> [DIRECTIONS] Quote every line of the data below as it stands, omitting pictures.
====== DATA EXCERPT
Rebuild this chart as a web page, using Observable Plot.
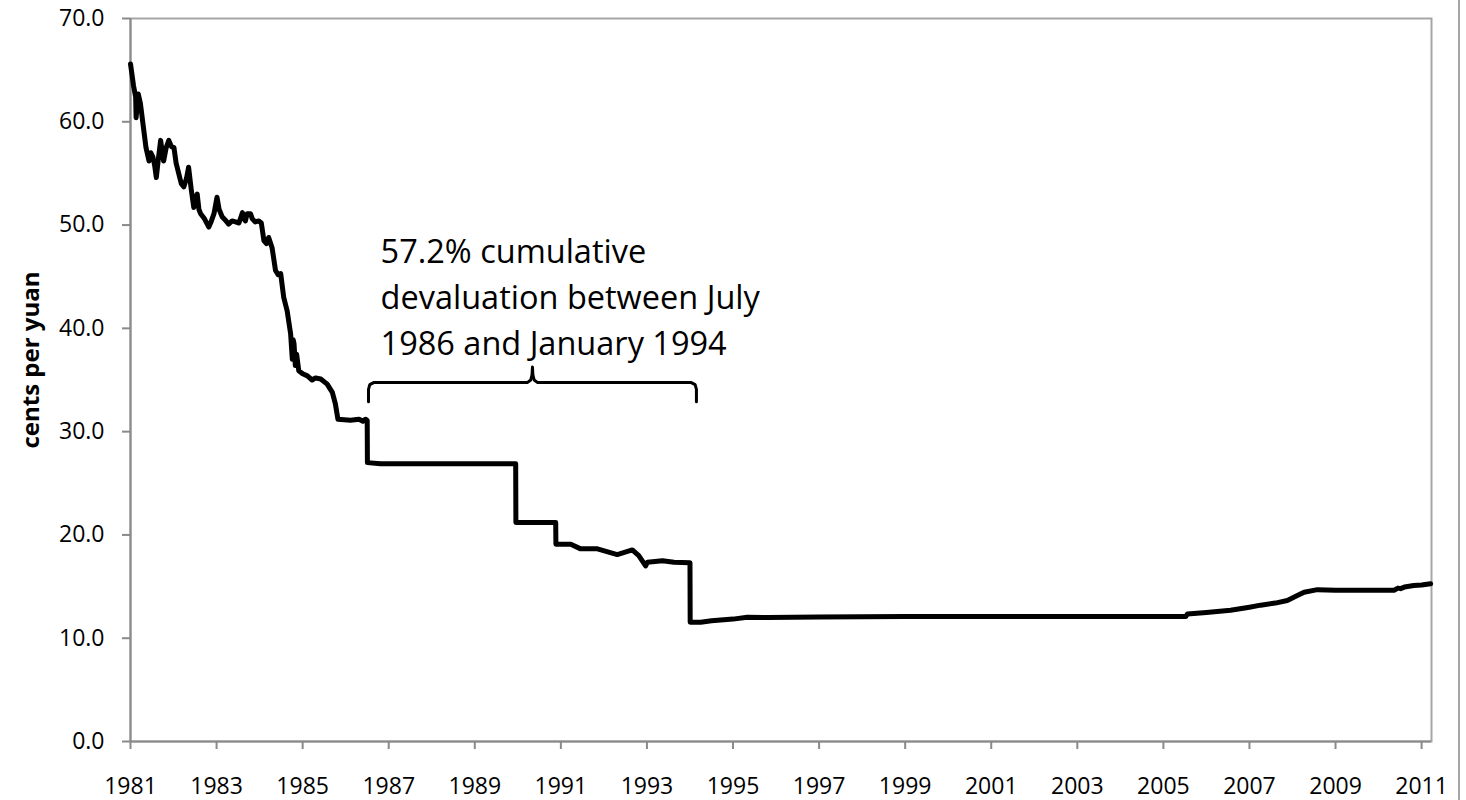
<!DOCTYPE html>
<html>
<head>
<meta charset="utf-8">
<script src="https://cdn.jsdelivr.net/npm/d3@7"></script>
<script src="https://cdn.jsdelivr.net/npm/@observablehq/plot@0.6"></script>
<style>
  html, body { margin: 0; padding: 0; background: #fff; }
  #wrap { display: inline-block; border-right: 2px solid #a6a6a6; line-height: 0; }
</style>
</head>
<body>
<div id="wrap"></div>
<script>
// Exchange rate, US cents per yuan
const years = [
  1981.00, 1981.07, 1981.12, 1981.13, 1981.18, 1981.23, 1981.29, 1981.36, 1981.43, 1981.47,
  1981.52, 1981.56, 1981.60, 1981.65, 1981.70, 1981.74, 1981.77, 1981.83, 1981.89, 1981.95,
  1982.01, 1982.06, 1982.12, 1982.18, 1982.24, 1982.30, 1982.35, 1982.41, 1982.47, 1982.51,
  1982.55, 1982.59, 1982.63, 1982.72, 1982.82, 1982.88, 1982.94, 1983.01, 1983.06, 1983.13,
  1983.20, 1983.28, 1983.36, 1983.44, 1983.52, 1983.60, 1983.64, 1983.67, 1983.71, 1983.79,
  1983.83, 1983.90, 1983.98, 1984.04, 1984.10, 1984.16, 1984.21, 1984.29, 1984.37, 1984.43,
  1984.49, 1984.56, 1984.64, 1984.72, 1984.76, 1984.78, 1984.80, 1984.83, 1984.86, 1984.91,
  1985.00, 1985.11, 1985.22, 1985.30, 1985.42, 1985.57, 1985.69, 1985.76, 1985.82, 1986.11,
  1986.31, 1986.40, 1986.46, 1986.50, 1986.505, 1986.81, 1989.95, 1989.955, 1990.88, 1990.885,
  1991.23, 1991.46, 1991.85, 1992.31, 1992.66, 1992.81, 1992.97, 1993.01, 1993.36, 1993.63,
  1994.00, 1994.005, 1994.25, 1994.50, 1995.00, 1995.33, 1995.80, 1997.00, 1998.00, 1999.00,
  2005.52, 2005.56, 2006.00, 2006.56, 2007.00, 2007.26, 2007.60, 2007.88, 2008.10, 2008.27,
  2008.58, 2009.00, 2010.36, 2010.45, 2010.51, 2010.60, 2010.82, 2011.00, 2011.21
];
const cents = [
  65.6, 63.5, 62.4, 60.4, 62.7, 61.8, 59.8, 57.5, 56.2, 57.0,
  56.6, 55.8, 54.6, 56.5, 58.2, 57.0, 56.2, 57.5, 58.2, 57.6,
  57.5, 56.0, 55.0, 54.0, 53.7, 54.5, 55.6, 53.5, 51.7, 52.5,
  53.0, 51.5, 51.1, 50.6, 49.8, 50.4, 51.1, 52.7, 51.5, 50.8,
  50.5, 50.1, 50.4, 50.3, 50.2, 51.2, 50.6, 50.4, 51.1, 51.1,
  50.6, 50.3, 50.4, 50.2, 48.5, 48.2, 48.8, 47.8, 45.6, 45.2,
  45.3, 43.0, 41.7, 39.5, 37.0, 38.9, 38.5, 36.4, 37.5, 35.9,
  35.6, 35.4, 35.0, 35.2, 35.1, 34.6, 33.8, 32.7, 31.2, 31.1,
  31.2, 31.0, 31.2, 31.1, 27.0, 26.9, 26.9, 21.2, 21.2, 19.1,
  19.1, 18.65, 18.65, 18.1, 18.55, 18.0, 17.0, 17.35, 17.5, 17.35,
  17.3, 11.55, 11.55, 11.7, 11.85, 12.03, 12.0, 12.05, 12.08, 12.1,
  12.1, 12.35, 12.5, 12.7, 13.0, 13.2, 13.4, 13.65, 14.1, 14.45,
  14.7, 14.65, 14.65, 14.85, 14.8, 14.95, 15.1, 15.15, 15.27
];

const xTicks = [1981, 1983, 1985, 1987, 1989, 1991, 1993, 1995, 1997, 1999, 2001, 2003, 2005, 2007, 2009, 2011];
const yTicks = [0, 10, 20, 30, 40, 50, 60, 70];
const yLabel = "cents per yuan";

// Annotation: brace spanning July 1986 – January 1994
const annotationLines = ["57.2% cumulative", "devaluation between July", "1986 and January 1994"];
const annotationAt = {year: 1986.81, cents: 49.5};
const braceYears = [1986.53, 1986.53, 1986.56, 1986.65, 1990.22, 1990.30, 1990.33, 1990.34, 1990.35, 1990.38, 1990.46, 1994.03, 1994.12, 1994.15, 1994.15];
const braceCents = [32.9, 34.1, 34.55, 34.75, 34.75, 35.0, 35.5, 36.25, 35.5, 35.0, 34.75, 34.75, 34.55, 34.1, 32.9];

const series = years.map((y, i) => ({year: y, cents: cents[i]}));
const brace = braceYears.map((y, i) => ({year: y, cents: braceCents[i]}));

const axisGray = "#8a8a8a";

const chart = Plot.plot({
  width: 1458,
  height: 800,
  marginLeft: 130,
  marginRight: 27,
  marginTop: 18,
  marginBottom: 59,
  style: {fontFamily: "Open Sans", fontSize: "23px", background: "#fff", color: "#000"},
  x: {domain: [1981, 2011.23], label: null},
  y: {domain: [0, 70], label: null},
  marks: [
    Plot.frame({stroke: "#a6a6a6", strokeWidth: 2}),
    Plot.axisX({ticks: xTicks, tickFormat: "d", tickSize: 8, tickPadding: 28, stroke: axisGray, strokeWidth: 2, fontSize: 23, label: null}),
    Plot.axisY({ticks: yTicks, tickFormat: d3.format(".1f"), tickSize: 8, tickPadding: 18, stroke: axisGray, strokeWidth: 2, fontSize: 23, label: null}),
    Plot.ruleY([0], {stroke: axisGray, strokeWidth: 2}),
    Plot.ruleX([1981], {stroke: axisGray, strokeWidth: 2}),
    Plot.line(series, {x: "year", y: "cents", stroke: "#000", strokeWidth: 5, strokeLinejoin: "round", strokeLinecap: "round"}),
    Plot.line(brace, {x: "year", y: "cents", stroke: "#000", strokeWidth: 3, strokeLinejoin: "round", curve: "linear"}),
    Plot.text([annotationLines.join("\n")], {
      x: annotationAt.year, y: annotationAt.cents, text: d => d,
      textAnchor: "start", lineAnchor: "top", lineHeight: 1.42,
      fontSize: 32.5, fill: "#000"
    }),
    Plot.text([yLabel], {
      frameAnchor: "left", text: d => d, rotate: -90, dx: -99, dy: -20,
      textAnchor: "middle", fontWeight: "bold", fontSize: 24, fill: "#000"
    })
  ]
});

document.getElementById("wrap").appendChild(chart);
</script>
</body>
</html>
============
> [ANSWER TO THIS EXERCISE]
Rebuild this chart as a web page, using Observable Plot.
<!DOCTYPE html>
<html>
<head>
<meta charset="utf-8">
<script src="https://cdn.jsdelivr.net/npm/d3@7"></script>
<script src="https://cdn.jsdelivr.net/npm/@observablehq/plot@0.6"></script>
<style>
  html, body { margin: 0; padding: 0; background: #fff; }
  #wrap { display: inline-block; border-right: 2px solid #a6a6a6; line-height: 0; }
</style>
</head>
<body>
<div id="wrap"></div>
<script>
// Exchange rate, US cents per yuan
const years = [
  1981.00, 1981.07, 1981.12, 1981.13, 1981.18, 1981.23, 1981.29, 1981.36, 1981.43, 1981.47,
  1981.52, 1981.56, 1981.60, 1981.65, 1981.70, 1981.74, 1981.77, 1981.83, 1981.89, 1981.95,
  1982.01, 1982.06, 1982.12, 1982.18, 1982.24, 1982.30, 1982.35, 1982.41, 1982.47, 1982.51,
  1982.55, 1982.59, 1982.63, 1982.72, 1982.82, 1982.88, 1982.94, 1983.01, 1983.06, 1983.13,
  1983.20, 1983.28, 1983.36, 1983.44, 1983.52, 1983.60, 1983.64, 1983.67, 1983.71, 1983.79,
  1983.83, 1983.90, 1983.98, 1984.04, 1984.10, 1984.16, 1984.21, 1984.29, 1984.37, 1984.43,
  1984.49, 1984.56, 1984.64, 1984.72, 1984.76, 1984.78, 1984.80, 1984.83, 1984.86, 1984.91,
  1985.00, 1985.11, 1985.22, 1985.30, 1985.42, 1985.57, 1985.69, 1985.76, 1985.82, 1986.11,
  1986.31, 1986.40, 1986.46, 1986.50, 1986.505, 1986.81, 1989.95, 1989.955, 1990.88, 1990.885,
  1991.23, 1991.46, 1991.85, 1992.31, 1992.66, 1992.81, 1992.97, 1993.01, 1993.36, 1993.63,
  1994.00, 1994.005, 1994.25, 1994.50, 1995.00, 1995.33, 1995.80, 1997.00, 1998.00, 1999.00,
  2005.52, 2005.56, 2006.00, 2006.56, 2007.00, 2007.26, 2007.60, 2007.88, 2008.10, 2008.27,
  2008.58, 2009.00, 2010.36, 2010.45, 2010.51, 2010.60, 2010.82, 2011.00, 2011.21
];
const cents = [
  65.6, 63.5, 62.4, 60.4, 62.7, 61.8, 59.8, 57.5, 56.2, 57.0,
  56.6, 55.8, 54.6, 56.5, 58.2, 57.0, 56.2, 57.5, 58.2, 57.6,
  57.5, 56.0, 55.0, 54.0, 53.7, 54.5, 55.6, 53.5, 51.7, 52.5,
  53.0, 51.5, 51.1, 50.6, 49.8, 50.4, 51.1, 52.7, 51.5, 50.8,
  50.5, 50.1, 50.4, 50.3, 50.2, 51.2, 50.6, 50.4, 51.1, 51.1,
  50.6, 50.3, 50.4, 50.2, 48.5, 48.2, 48.8, 47.8, 45.6, 45.2,
  45.3, 43.0, 41.7, 39.5, 37.0, 38.9, 38.5, 36.4, 37.5, 35.9,
  35.6, 35.4, 35.0, 35.2, 35.1, 34.6, 33.8, 32.7, 31.2, 31.1,
  31.2, 31.0, 31.2, 31.1, 27.0, 26.9, 26.9, 21.2, 21.2, 19.1,
  19.1, 18.65, 18.65, 18.1, 18.55, 18.0, 17.0, 17.35, 17.5, 17.35,
  17.3, 11.55, 11.55, 11.7, 11.85, 12.03, 12.0, 12.05, 12.08, 12.1,
  12.1, 12.35, 12.5, 12.7, 13.0, 13.2, 13.4, 13.65, 14.1, 14.45,
  14.7, 14.65, 14.65, 14.85, 14.8, 14.95, 15.1, 15.15, 15.27
];

const xTicks = [1981, 1983, 1985, 1987, 1989, 1991, 1993, 1995, 1997, 1999, 2001, 2003, 2005, 2007, 2009, 2011];
const yTicks = [0, 10, 20, 30, 40, 50, 60, 70];
const yLabel = "cents per yuan";

// Annotation: brace spanning July 1986 – January 1994
const annotationLines = ["57.2% cumulative", "devaluation between July", "1986 and January 1994"];
const annotationAt = {year: 1986.81, cents: 49.5};
const braceYears = [1986.53, 1986.53, 1986.56, 1986.65, 1990.22, 1990.30, 1990.33, 1990.34, 1990.35, 1990.38, 1990.46, 1994.03, 1994.12, 1994.15, 1994.15];
const braceCents = [32.9, 34.1, 34.55, 34.75, 34.75, 35.0, 35.5, 36.25, 35.5, 35.0, 34.75, 34.75, 34.55, 34.1, 32.9];

const series = years.map((y, i) => ({year: y, cents: cents[i]}));
const brace = braceYears.map((y, i) => ({year: y, cents: braceCents[i]}));

const axisGray = "#8a8a8a";

const chart = Plot.plot({
  width: 1458,
  height: 800,
  marginLeft: 130,
  marginRight: 27,
  marginTop: 18,
  marginBottom: 59,
  style: {fontFamily: "Open Sans", fontSize: "23px", background: "#fff", color: "#000"},
  x: {domain: [1981, 2011.23], label: null},
  y: {domain: [0, 70], label: null},
  marks: [
    Plot.frame({stroke: "#a6a6a6", strokeWidth: 2}),
    Plot.axisX({ticks: xTicks, tickFormat: "d", tickSize: 8, tickPadding: 28, stroke: axisGray, strokeWidth: 2, fontSize: 23, label: null}),
    Plot.axisY({ticks: yTicks, tickFormat: d3.format(".1f"), tickSize: 8, tickPadding: 18, stroke: axisGray, strokeWidth: 2, fontSize: 23, label: null}),
    Plot.ruleY([0], {stroke: axisGray, strokeWidth: 2}),
    Plot.ruleX([1981], {stroke: axisGray, strokeWidth: 2}),
    Plot.line(series, {x: "year", y: "cents", stroke: "#000", strokeWidth: 5, strokeLinejoin: "round", strokeLinecap: "round"}),
    Plot.line(brace, {x: "year", y: "cents", stroke: "#000", strokeWidth: 3, strokeLinejoin: "round", curve: "linear"}),
    Plot.text([annotationLines.join("\n")], {
      x: annotationAt.year, y: annotationAt.cents, text: d => d,
      textAnchor: "start", lineAnchor: "top", lineHeight: 1.42,
      fontSize: 32.5, fill: "#000"
    }),
    Plot.text([yLabel], {
      frameAnchor: "left", text: d => d, rotate: -90, dx: -99, dy: -20,
      textAnchor: "middle", fontWeight: "bold", fontSize: 24, fill: "#000"
    })
  ]
});

document.getElementById("wrap").appendChild(chart);
</script>
</body>
</html>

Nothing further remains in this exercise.